Primo. Por tres veces, tres, el jefe del Gobierno acusó a El Mundo no sólo de hacer cosas muy malas, sino de hacerlas, además, con plena conciencia de su maldad. Dijo que publicamos mentiras sabiendo que son mentiras y que calumniamos a posta. Lo cual resulta, en primer término, una tontería, porque no se puede mentir y calumniar sin querer: si falta la voluntad, adiós mentira y adiós calumnia. Pero es también un recurso polémico muy frágil. Porque cuando uno atribuye a alguien no un acto, sino un deseo, tiene que estar en condiciones de probarlo. González ni siquiera lo intentó, con lo que quedó como un miserable hurgón en conciencias ajenas. No sólo en las de quienes hacemos este diario. También hizo lo propio con Nicolás Redondo, al que atribuyó confundir «la realidad con sus deseos». Se ve que tiene el divino don de saber por qué hacen y dicen los demás las cosas. Vaya por Dios. Y vaya con Dios.
Secundum. La filípica en cuestión no tuvo nada de improvisada. Sabemos que sus valets de chambre persiguieron a varios periodistas hasta conseguir uno que estuviera presto a formular la pregunta que dejara expedita la vía a la arenga presidencial.

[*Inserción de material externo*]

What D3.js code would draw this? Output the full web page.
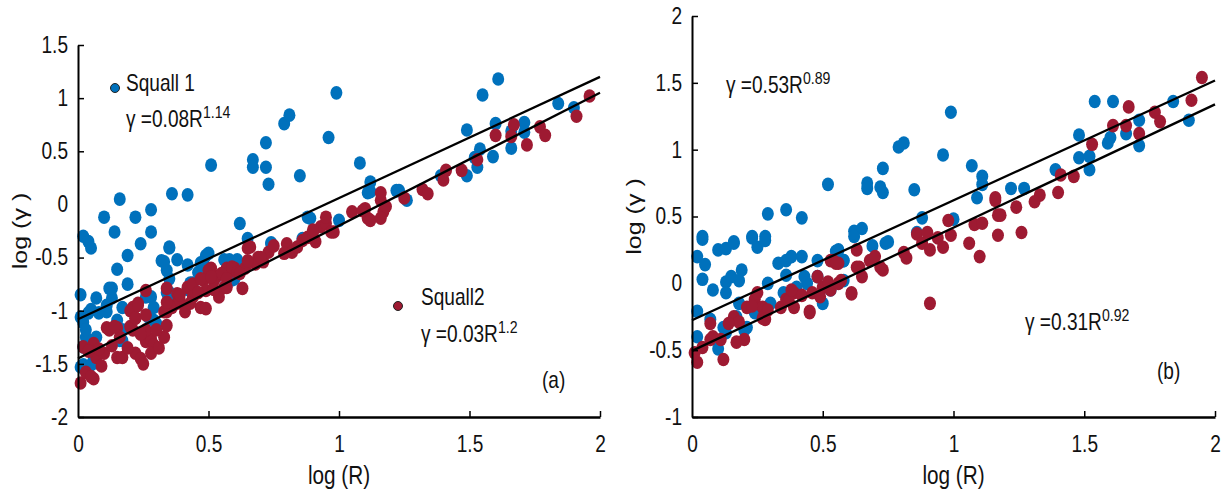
<!DOCTYPE html>
<html><head><meta charset="utf-8">
<script src="https://cdn.jsdelivr.net/npm/d3@7"></script>
<style>
body{margin:0;background:#fff}
svg text{font-family:"Liberation Sans",Arial,sans-serif;fill:#111}
</style>
</head><body><svg id="c" width="1222" height="492"></svg>
<script>
// ---------- data ----------
const xTicks = [0, 0.5, 1, 1.5, 2];
const yTicksA = [-2, -1.5, -1, -0.5, 0, 0.5, 1, 1.5];
const yTicksB = [-1, -0.5, 0, 0.5, 1, 1.5, 2];
const seriesNames = ["Squall 1", "Squall2"];
const colors = ["#0071bc", "#9e1a32"];

// panel (a) Squall 1  [log R, log gamma]
const squall1A = [
[0.02,-0.30],[0.04,-0.35],[0.05,-0.41],[0.10,-0.12],[0.14,-0.26],[0.16,0.05],[0.22,-0.12],[0.24,-0.37],
[0.28,-0.26],[0.28,-0.05],[0.36,0.10],[0.42,0.09],[0.35,-0.40],[0.51,0.37],[0.62,-0.18],[0.65,-0.32],
[0.67,0.42],[0.67,0.35],[0.72,0.58],[0.72,0.35],[0.73,0.19],[0.74,-0.37],[0.79,0.76],[0.81,0.84],
[0.85,0.27],[0.89,-0.13],[0.86,-0.32],[0.99,1.05],[0.96,0.63],[1.08,0.39],[1.12,0.21],[1.12,0.12],
[1.23,0.13],[1.26,0.04],[1.39,0.27],[1.49,0.70],[1.49,0.27],[1.52,0.44],[1.54,0.52],[1.53,0.35],
[1.55,1.03],[1.61,1.18],[1.59,0.45],[1.60,0.76],[1.66,0.53],[1.66,0.69],[1.71,0.77],[1.71,0.68],
[1.84,0.95],[1.90,0.91],[1.00,-0.15],[0.88,-0.12],[1.11,0.11],[1.22,0.13],
[0.19,-0.48],[0.15,-0.61],[0.19,-0.75],[0.13,-0.79],[0.07,-0.88],[0.04,-1.02],[0.02,-1.11],[0.03,-1.25],
[0.07,-1.25],[0.06,-1.46],[0.02,-1.51],[0.13,-0.88],[0.11,-1.01],[0.17,-1.28],[0.17,-0.97],[0.28,-0.87],
[0.29,-0.97],[0.27,-1.06],[0.32,-0.53],[0.35,-0.41],[0.38,-0.52],[0.34,-0.62],[0.35,-0.70],[0.42,-0.57],
[0.46,-0.64],[0.49,-0.48],[0.48,-0.54],[0.56,-0.52],[0.58,-0.52],[0.61,-0.52],[0.60,-0.70],[0.43,-0.74],
[0.35,-0.83],[0.29,-1.09],[0.74,-0.36],[0.50,-0.46],[0.47,-0.55],[0.59,-0.71],[0.33,-0.54],
[0.01,-0.85],[0.12,-0.79],[0.01,-1.06],[0.05,-0.99],[0.08,-1.02],[0.11,-0.95],[0.03,-1.18],[0.02,-1.34],
[0.07,-1.49],[0.05,-1.51],[0.01,-1.53],[0.15,-1.09],[0.17,-1.18],[0.16,-1.28],[0.26,-0.87],[0.30,-1.12],
[0.34,-0.83],[0.36,-0.90],[0.42,-0.80],[0.44,-0.74],[0.48,-0.69],[0.53,-0.68],[0.57,-0.68],[0.59,-0.65]
];
// panel (a) Squall 2
const squall2A = [
[0.01,-1.68],[0.06,-1.64],[0.03,-1.58],[0.02,-1.34],[0.06,-1.31],[0.07,-1.44],[0.10,-1.40],[0.11,-1.16],
[0.15,-1.16],[0.16,-1.25],[0.15,-1.44],[0.17,-1.44],[0.21,-0.97],[0.23,-0.93],[0.22,-1.07],[0.21,-1.18],
[0.22,-1.40],[0.24,-1.45],[0.26,-1.29],[0.28,-1.27],[0.26,-0.81],[0.26,-1.04],[0.26,-1.18],[0.29,-1.32],
[0.28,-1.40],[0.33,-1.25],[0.34,-1.14],[0.34,-1.01],[0.34,-0.79],[0.38,-0.84],[0.38,-0.93],[0.41,-1.01],
[0.42,-0.78],[0.44,-0.87],[0.47,-0.97],[0.48,-0.71],[0.49,-0.81],[0.51,-0.60],[0.53,-0.68],[0.54,-0.87],
[0.56,-0.78],[0.57,-0.60],[0.59,-0.62],[0.60,-0.60],[0.63,-0.79],[0.65,-0.41],[0.64,-0.60],
[0.50,-0.62],[0.52,-0.72],[0.55,-0.65],[0.57,-0.78],[0.59,-0.59],[0.66,-0.40],[0.69,-0.50],[0.71,-0.54],
[0.73,-0.45],[0.80,-0.37],[0.82,-0.45],[0.86,-0.34],[0.88,-0.31],[0.90,-0.27],[0.91,-0.35],[0.93,-0.21],
[0.95,-0.18],[0.95,-0.12],[0.98,-0.26],[1.05,-0.07],[1.10,-0.04],[1.11,-0.13],[1.16,0.04],[1.17,-0.07],
[1.18,-0.02],[0.90,-0.24],[0.97,-0.26],[1.09,-0.06],[1.12,-0.15],[1.16,0.11],[1.16,-0.13],[1.25,0.06],
[1.32,0.14],[1.34,0.10],[1.40,0.23],[1.41,0.32],[1.47,0.32],[1.53,0.42],[1.60,0.65],[1.67,0.75],
[1.66,0.64],[1.72,0.56],[1.77,0.73],[1.79,0.65],[1.91,0.83],[1.96,1.02],
[0.04,-1.38],[0.08,-1.36],[0.09,-1.52],[0.05,-1.62],[0.13,-1.33],[0.19,-1.35],[0.20,-1.15],[0.24,-1.22],
[0.30,-1.18],[0.31,-1.35],[0.36,-0.97],[0.39,-0.90],[0.44,-0.75],[0.46,-0.83],[0.47,-0.70],[0.52,-0.80],
[0.61,-0.64],[0.68,-0.56],[0.12,-1.18],[0.14,-1.15],[0.20,-1.00],[0.23,-0.95],[0.22,-1.07],[0.25,-1.50],
[0.33,-1.01],[0.34,-0.92],[0.39,-0.85],[0.43,-0.93],[0.49,-0.98],[0.51,-0.68],[0.57,-0.70],[0.62,-0.65],
[0.65,-0.53],[0.70,-0.50],[0.75,-0.39],[0.79,-0.46],[0.84,-0.40]
];
// panel (b) Squall 1
const squall1B = [
[0.52,0.74],[0.36,0.55],[0.29,0.52],[0.42,0.49],[0.04,0.35],[0.16,0.31],[0.23,0.35],[0.28,0.35],
[0.62,0.39],[0.65,0.41],[0.67,0.75],[0.67,0.71],[0.73,0.86],[0.72,0.72],[0.73,0.68],[0.79,1.02],
[0.81,1.05],[0.85,0.70],[0.75,0.31],[0.96,0.96],[1.07,0.88],[1.11,0.80],[1.11,0.74],[1.09,0.64],
[1.22,0.71],[1.27,0.71],[0.88,0.49],[1.00,0.48],[0.74,0.30],[0.69,0.28],[0.55,0.24],[0.58,0.17],
[0.99,1.28],[0.86,0.38],[1.39,0.85],[1.48,1.11],[1.48,0.94],[1.52,0.95],[1.52,0.85],[1.54,1.36],
[1.61,1.36],[1.59,1.05],[1.60,1.09],[1.66,1.12],[1.71,1.22],[1.71,1.03],[1.84,1.36],[1.90,1.22],
[0.04,0.33],[0.02,0.20],[0.05,0.14],[0.04,0.03],[0.08,-0.05],[0.10,0.25],[0.13,0.26],[0.16,0.30],
[0.23,0.34],[0.25,0.27],[0.28,0.32],[0.13,0.01],[0.13,-0.07],[0.15,0.05],[0.19,0.10],[0.18,0.02],
[0.33,0.15],[0.36,0.17],[0.38,0.20],[0.42,0.20],[0.36,0.06],[0.29,0.00],[0.35,-0.07],[0.43,0.05],
[0.48,0.17],[0.56,0.25],[0.18,-0.15],[0.02,-0.21],[0.02,-0.40],[0.10,-0.49],[0.12,-0.33],[0.17,-0.25],
[0.50,-0.15],[0.58,0.17],[0.21,-0.33],[0.20,-0.35],[0.24,-0.22],[0.30,-0.15],[0.40,-0.03],[0.44,0.00],
[0.48,0.05],[0.53,-0.05],[0.58,0.02],[0.62,0.35],[0.07,-0.27],[0.13,-0.37]
];
// panel (b) Squall 2
const squall2B = [
[0.02,-0.59],[0.01,-0.52],[0.12,-0.57],[0.04,-0.48],[0.07,-0.30],[0.08,-0.40],[0.11,-0.42],[0.20,-0.42],
[0.16,-0.25],[0.18,-0.29],[0.21,-0.18],[0.24,-0.12],[0.25,-0.07],[0.27,-0.18],[0.27,-0.26],[0.29,-0.20],
[0.34,-0.18],[0.36,-0.12],[0.39,-0.07],[0.39,-0.18],[0.42,-0.09],[0.45,-0.21],[0.46,-0.07],[0.48,0.05],
[0.50,-0.03],[0.52,0.01],[0.54,0.17],[0.56,0.15],[0.57,0.02],[0.61,-0.07],[0.63,0.12],[0.63,0.25],
[0.53,0.17],[0.55,0.15],[0.64,0.12],[0.65,0.05],[0.68,0.17],[0.70,0.20],[0.73,0.10],[0.81,0.23],
[0.82,0.19],[0.86,0.37],[0.88,0.30],[0.90,0.38],[0.91,0.25],[0.94,0.34],[0.96,0.27],[0.98,0.47],
[0.99,0.36],[0.91,-0.15],[1.06,0.30],[1.10,0.20],[1.08,0.44],[1.11,0.45],[1.16,0.62],[1.17,0.51],
[1.24,0.57],[1.26,0.38],[1.17,0.36],[1.40,0.68],[1.41,0.81],[1.46,0.80],[1.53,1.04],[1.61,1.18],
[1.66,1.18],[1.67,1.32],[1.71,1.12],[1.77,1.28],[1.79,1.21],[1.91,1.37],[1.95,1.54],[1.33,0.66],
[1.31,0.61],[1.18,0.51],[1.16,0.64],[0.07,-0.42],[0.14,-0.30],[0.17,-0.44],[0.23,-0.17],[0.28,-0.27],
[0.37,-0.13],[0.38,-0.05],[0.45,-0.22],[0.49,-0.10],[0.53,-0.05],[0.56,0.00],[0.61,-0.08],[0.72,0.12]
];

// fitted lines [intercept, slope] as drawn
const fitsA = [[-1.08, 1.14], [-1.45, 1.25]];
const fitsB = [[-0.276, 0.897], [-0.505, 0.922]];

// ---------- drawing ----------
const svg = d3.select("#c");
const FS = 23;     // tick / annotation font size
const SX = 0.83;   // horizontal condensing of the original typeface

function label(g, px, py, size, anchor){
  return g.append("text")
    .attr("transform", `translate(${px},${py}) scale(${SX},1)`)
    .attr("font-size", size).attr("text-anchor", anchor || "start");
}

function panel(cfg){
  const x = d3.scaleLinear().domain([0, 2]).range(cfg.xr);
  const y = d3.scaleLinear().domain(cfg.yd).range(cfg.yr);
  const g = svg.append("g");

  [cfg.s1, cfg.s2].forEach((s, i) => {
    g.append("g").selectAll("ellipse").data(s).join("ellipse")
      .attr("cx", d => x(d[0])).attr("cy", d => y(d[1]))
      .attr("rx", 6).attr("ry", 6.8).attr("fill", colors[i]);
  });
  g.append("g").selectAll("line").data(cfg.fits).join("line")
    .attr("x1", x(0)).attr("x2", x(2))
    .attr("y1", d => y(d[0])).attr("y2", d => y(d[0] + 2 * d[1]))
    .attr("stroke", "#000").attr("stroke-width", 2.3);

  const ax = g.append("g").attr("transform", `translate(0,${cfg.yr[0]})`)
    .call(d3.axisBottom(x).tickValues(xTicks).tickFormat(d => String(d))
      .tickSizeInner(-6).tickSizeOuter(0).tickPadding(19));
  ax.select(".domain").attr("stroke-width", 2.4);
  ax.selectAll(".tick line").attr("stroke-width", 1.5);
  const ay = g.append("g").attr("transform", `translate(${cfg.xr[0]},0)`)
    .call(d3.axisLeft(y).tickValues(cfg.yTicks).tickFormat(d => String(d))
      .tickSizeInner(-6).tickSizeOuter(0).tickPadding(10));
  ay.select(".domain").attr("stroke-width", 2);
  ay.selectAll(".tick line").attr("stroke-width", 1.5);
  g.selectAll(".tick text").attr("font-size", FS).attr("font-family", null)
    .attr("fill", "#111").attr("transform", `scale(${SX},1)`);
  ay.selectAll(".tick text").attr("x", -10 / SX);
  g.selectAll(".tick").filter(d => d === 0).select("line").remove();

  label(g, (cfg.xr[0] + cfg.xr[1]) / 2, 484, 25, "middle").text("log (R)");
  g.append("text")
    .attr("transform", `translate(${cfg.ylx},${(cfg.yr[0] + cfg.yr[1]) / 2}) rotate(-90) scale(1,${SX})`)
    .attr("text-anchor", "middle").attr("font-size", 25).text("log (γ )");

  label(g, cfg.tag[0], cfg.tag[1], FS).text(cfg.tag[2]);
  return g;
}

function eq(g, px, py, base, sup){
  const t = label(g, px, py, FS);
  t.append("tspan").text(base);
  t.append("tspan").attr("dy", -9).attr("font-size", 17).text(sup);
}

const gA = panel({xr:[78,600], yd:[-2,1.5], yr:[417,45], yTicks:yTicksA,
  s1:squall1A, s2:squall2A, fits:fitsA, ylx:27, tag:[542,388,"(a)"]});
const gB = panel({xr:[692,1215], yd:[-1,2], yr:[417,16], yTicks:yTicksB,
  s1:squall1B, s2:squall2B, fits:fitsB, ylx:641, tag:[1157,379,"(b)"]});

[[115,88,126,91],[398,306,421,305]].forEach((p, i) => {
  gA.append("circle").attr("cx", p[0]).attr("cy", p[1]).attr("r", 4.5)
    .attr("fill", colors[i]).attr("stroke", "#222").attr("stroke-width", 1);
  label(gA, p[2], p[3], FS).text(seriesNames[i]);
});
eq(gA, 126, 127, "γ =0.08R", "1.14");
eq(gA, 421, 342, "γ =0.03R", "1.2");
eq(gB, 726, 93, "γ =0.53R", "0.89");
eq(gB, 1025, 330, "γ =0.31R", "0.92");
</script>
</body></html>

O sea, que González metió el cuezo premeditadamente.
Cosa harto preocupante. Porque un mal pronto lo puede tener hasta el mejor, pero si el patinazo es fruto de una decisión meditada, entonces ya la cosa pertenece a otro género.
En relación al «caso Palomino», el único miembro del Gobierno que ha tenido una reacción inteligente ha sido Josep Borrell. El ministro de Obras Públicas puede ser un relamido -que lo es-, capaz de inaugurar la misma piedra doce veces, pero de tonto no tiene un pelo. Así que se ha refugiado en que, a fin de cuentas, el cuñado de su jefe es un particular, o sea que a él qué.
Por supuesto que se trata de una línea de defensa muy objetable, pero no ridícula. Felipe González, en cambio, salió dando la cara por su cuñado, proponiéndose como garante de su honorabilidad, con lo que convirtió el affaire en propio. Ahora se publican las pruebas documentales de las chapuzas del otro y, claro, se le caen encima.
Hay dos géneros de torpes. Están los que lo son porque lo son, y qué le van a hacer los pobres, y están los que lo son sin necesidad, porque se creen infalibles y no toman las precauciones mínimas.
González es de estos últimos. Le pierde la soberbia. Cuando se siente atacado, embiste, convencido de la finura de sus cuernos. Y no dan para tanto.
González es el peor enemigo de sí mismo. La peor campaña que sufre es la que se monta él solo.
Javier Ortiz. El Mundo (5 de noviembre de 1994). Subido a "Desde Jamaica" el 13 de noviembre de 2012.